Critics of the deal questioned Coke’s ability to make the transformation work when smaller brands in the coffee market were gaining the most market share. But despite these doubts, shares of KO still outperformed peers and the broader market over the past year. The stock, which closed yesterday at $49.66, is up almost 20% over the last 12 months, significantly outperforming the S&P 500 Consumer Staples index which declined 3% over the same period.
Coca-Cola’s next big test comes on Thursday when the beverage maker announces fourth-quarter earnings. The consensus expectation calls for $0.43 a share profit, up from $0.39 a share a year ago. Sales are forecast to fall 6.4% to $7.03 billion for the same period.

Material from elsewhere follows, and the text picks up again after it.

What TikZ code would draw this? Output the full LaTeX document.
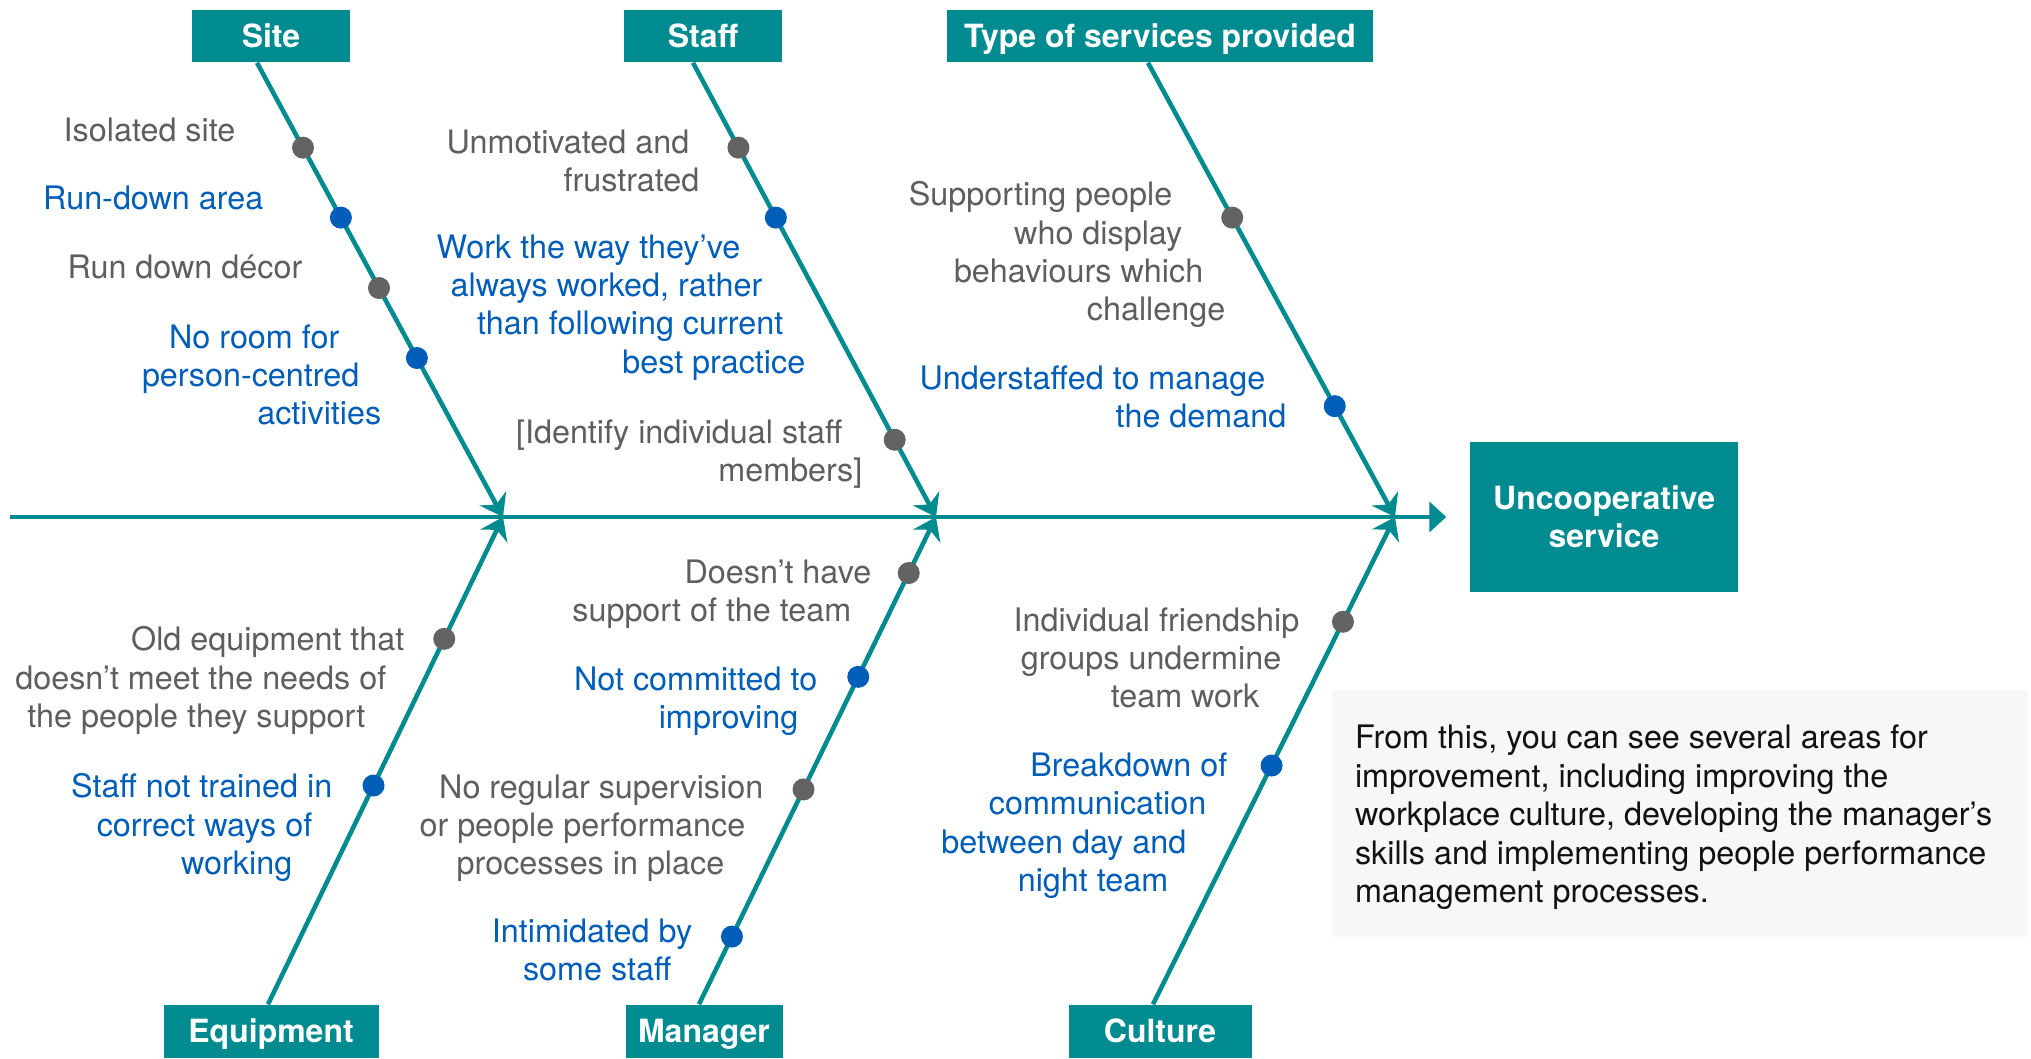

Rebound in Diet Cola Demand
In Q3, the soft drink giant benefited from a rebound in diet cola demand; consumers turned back to the zero-calorie drinks they once spurned. The company’s global soda volume grew 2% from the same quarter a year ago, led by rising sales of Diet Coke and Coke Zero Sugar.
We expect a similar performance in the fourth quarter, given the strength of the company’s brands which are helping in its turnaround strategy. Coca-Cola’s many smart moves during the past few years have put the company ahead of peers.
Last year, it completed the divestment of its bottling operations in the U.S., effectively outsourcing a broad variety of shipping and logistics tasks. That move should help Coke at a time when costs in these areas are escalating, crimping profit growth at many companies.
On the product side, its zero sugar drinks have helped revive sales in North America where the company saw double-digit growth for Coca-Cola Zero Sugar and Powerade Zero, as well as strong growth in premium water brands such as Topo Chico and smartwater.
We believe these moves keep Coca-Cola well on track to satisfy changing consumer needs, while opening many new growth avenues, especially after its acquisition of Costa. The U.K. chain has 3,800 stores globally, offering Coke a retail presence in China as well as other parts of Asia, the Middle East, Africa and Europe. It also provides a hedge against slowing soda sales.
Despite its current challenges, Coke remains a solid dividend stock for long-term investors, with a yield of 3.14% and a quarterly payout of $0.39. The company has now increased its dividend for 56 years in a row.
As if the recent management moves and reliable dividend weren’t enough confirmation of the strength of the company and its shares, Coca-Cola owns 21 brands which generate $1 billion or more in annual sales — that’s out of a staggering 500 global brands. We believe Coke is a good defensive play, especially when the risks to growth stocks have increased and investors are playing it safe.